[Start]

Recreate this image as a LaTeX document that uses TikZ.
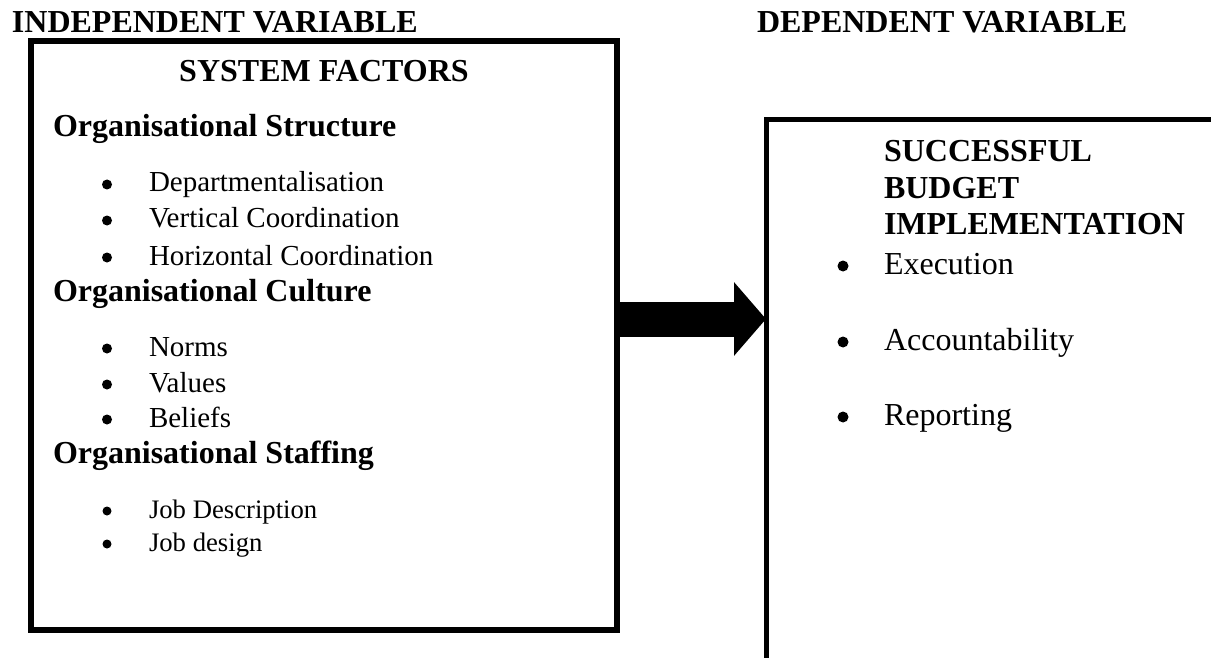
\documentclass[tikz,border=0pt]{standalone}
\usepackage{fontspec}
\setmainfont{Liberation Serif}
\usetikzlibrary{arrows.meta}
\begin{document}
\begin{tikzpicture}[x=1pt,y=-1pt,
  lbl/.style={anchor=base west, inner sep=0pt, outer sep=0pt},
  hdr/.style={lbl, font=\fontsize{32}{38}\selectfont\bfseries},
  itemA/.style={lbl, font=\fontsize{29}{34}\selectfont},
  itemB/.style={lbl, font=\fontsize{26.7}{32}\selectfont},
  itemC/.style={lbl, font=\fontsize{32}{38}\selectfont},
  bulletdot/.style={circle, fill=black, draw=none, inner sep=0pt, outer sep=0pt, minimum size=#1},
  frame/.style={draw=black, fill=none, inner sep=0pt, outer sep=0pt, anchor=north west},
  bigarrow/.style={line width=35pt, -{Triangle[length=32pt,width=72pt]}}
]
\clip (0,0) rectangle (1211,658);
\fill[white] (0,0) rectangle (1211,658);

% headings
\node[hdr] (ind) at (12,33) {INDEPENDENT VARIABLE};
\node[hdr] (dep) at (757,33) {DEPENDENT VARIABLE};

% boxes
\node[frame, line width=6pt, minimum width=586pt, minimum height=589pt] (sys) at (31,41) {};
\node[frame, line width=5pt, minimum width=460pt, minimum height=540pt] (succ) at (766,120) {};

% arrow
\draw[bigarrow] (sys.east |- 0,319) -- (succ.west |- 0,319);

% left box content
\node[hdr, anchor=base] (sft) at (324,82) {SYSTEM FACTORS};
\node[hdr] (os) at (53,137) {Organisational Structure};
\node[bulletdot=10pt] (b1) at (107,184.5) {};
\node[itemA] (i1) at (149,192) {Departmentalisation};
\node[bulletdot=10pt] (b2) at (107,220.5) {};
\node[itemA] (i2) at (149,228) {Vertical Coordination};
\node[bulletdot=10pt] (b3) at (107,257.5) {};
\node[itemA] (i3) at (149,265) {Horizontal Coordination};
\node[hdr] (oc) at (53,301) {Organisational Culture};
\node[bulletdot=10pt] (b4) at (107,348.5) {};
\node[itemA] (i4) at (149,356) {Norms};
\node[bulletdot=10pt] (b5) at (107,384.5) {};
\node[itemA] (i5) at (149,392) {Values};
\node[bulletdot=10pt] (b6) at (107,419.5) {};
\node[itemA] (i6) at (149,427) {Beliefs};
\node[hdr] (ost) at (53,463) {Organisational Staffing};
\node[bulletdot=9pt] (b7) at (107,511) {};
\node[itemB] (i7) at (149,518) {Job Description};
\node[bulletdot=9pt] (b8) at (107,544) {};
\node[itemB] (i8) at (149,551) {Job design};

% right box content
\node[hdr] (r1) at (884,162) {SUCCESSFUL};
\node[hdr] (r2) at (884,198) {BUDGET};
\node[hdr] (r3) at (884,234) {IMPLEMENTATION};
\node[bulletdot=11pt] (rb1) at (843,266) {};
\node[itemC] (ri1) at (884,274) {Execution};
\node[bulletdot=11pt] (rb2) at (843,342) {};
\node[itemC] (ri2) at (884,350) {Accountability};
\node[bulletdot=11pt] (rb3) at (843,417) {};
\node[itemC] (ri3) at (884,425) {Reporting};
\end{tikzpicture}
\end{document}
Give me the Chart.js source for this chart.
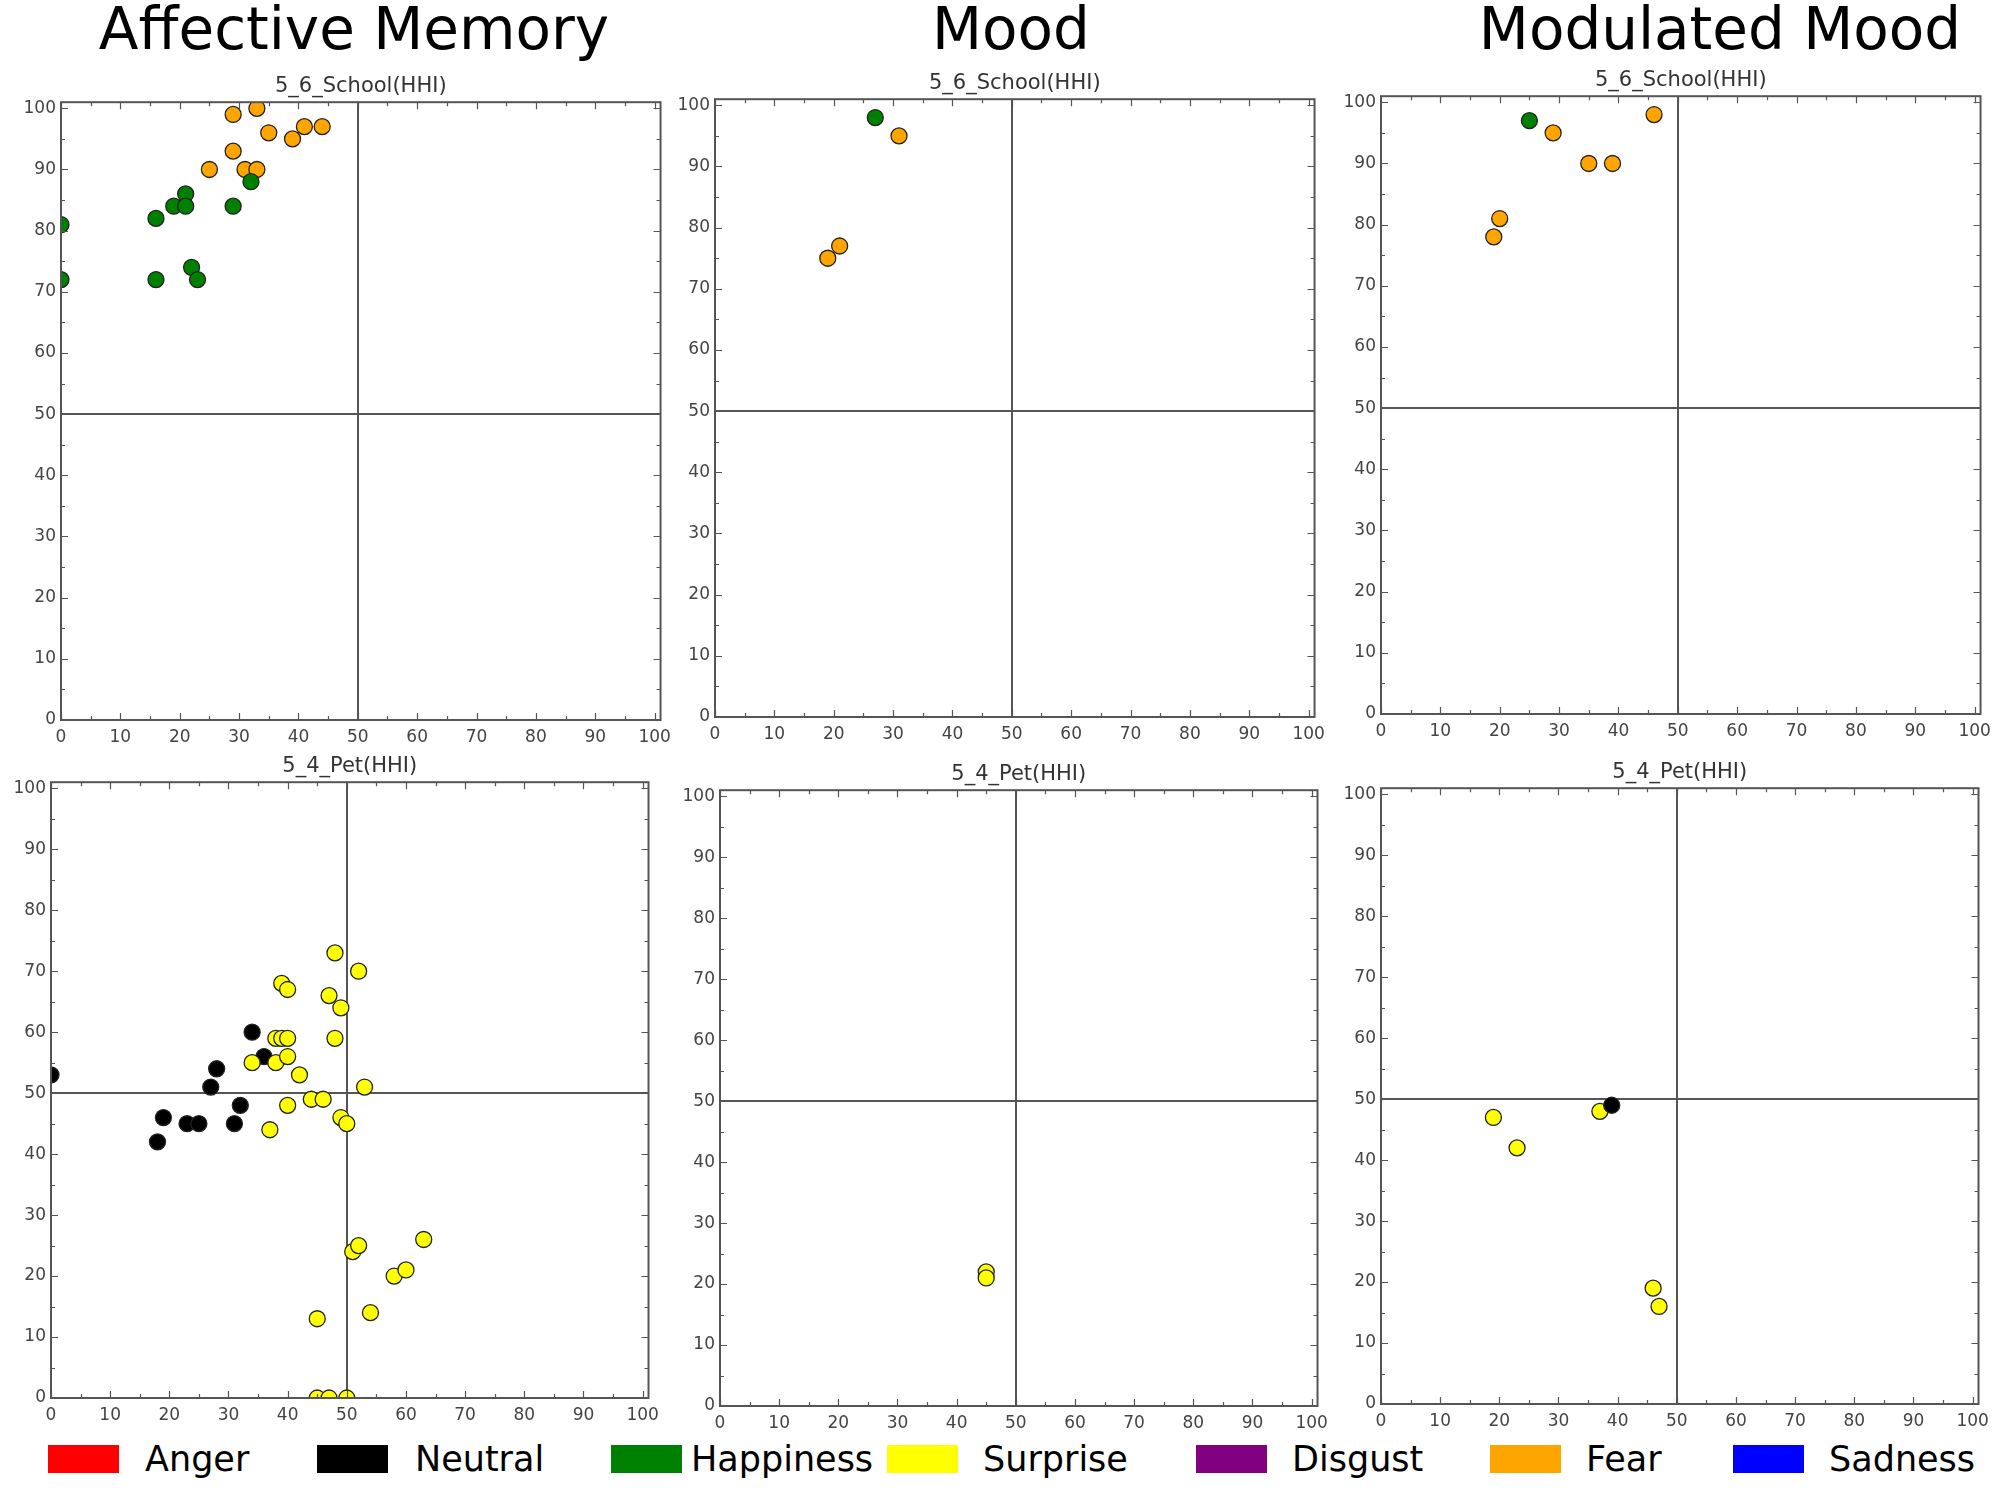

[End]

Restate, line by line and word for word, everything from the top of the material through the line that contains "(dep) at (757,33)". Leave pictures out.

** SOLUTION TO THE PROBLEM **
Recreate this image as a LaTeX document that uses TikZ.
\documentclass[tikz,border=0pt]{standalone}
\usepackage{fontspec}
\setmainfont{Liberation Serif}
\usetikzlibrary{arrows.meta}
\begin{document}
\begin{tikzpicture}[x=1pt,y=-1pt,
  lbl/.style={anchor=base west, inner sep=0pt, outer sep=0pt},
  hdr/.style={lbl, font=\fontsize{32}{38}\selectfont\bfseries},
  itemA/.style={lbl, font=\fontsize{29}{34}\selectfont},
  itemB/.style={lbl, font=\fontsize{26.7}{32}\selectfont},
  itemC/.style={lbl, font=\fontsize{32}{38}\selectfont},
  bulletdot/.style={circle, fill=black, draw=none, inner sep=0pt, outer sep=0pt, minimum size=#1},
  frame/.style={draw=black, fill=none, inner sep=0pt, outer sep=0pt, anchor=north west},
  bigarrow/.style={line width=35pt, -{Triangle[length=32pt,width=72pt]}}
]
\clip (0,0) rectangle (1211,658);
\fill[white] (0,0) rectangle (1211,658);

% headings
\node[hdr] (ind) at (12,33) {INDEPENDENT VARIABLE};
\node[hdr] (dep) at (757,33) {DEPENDENT VARIABLE};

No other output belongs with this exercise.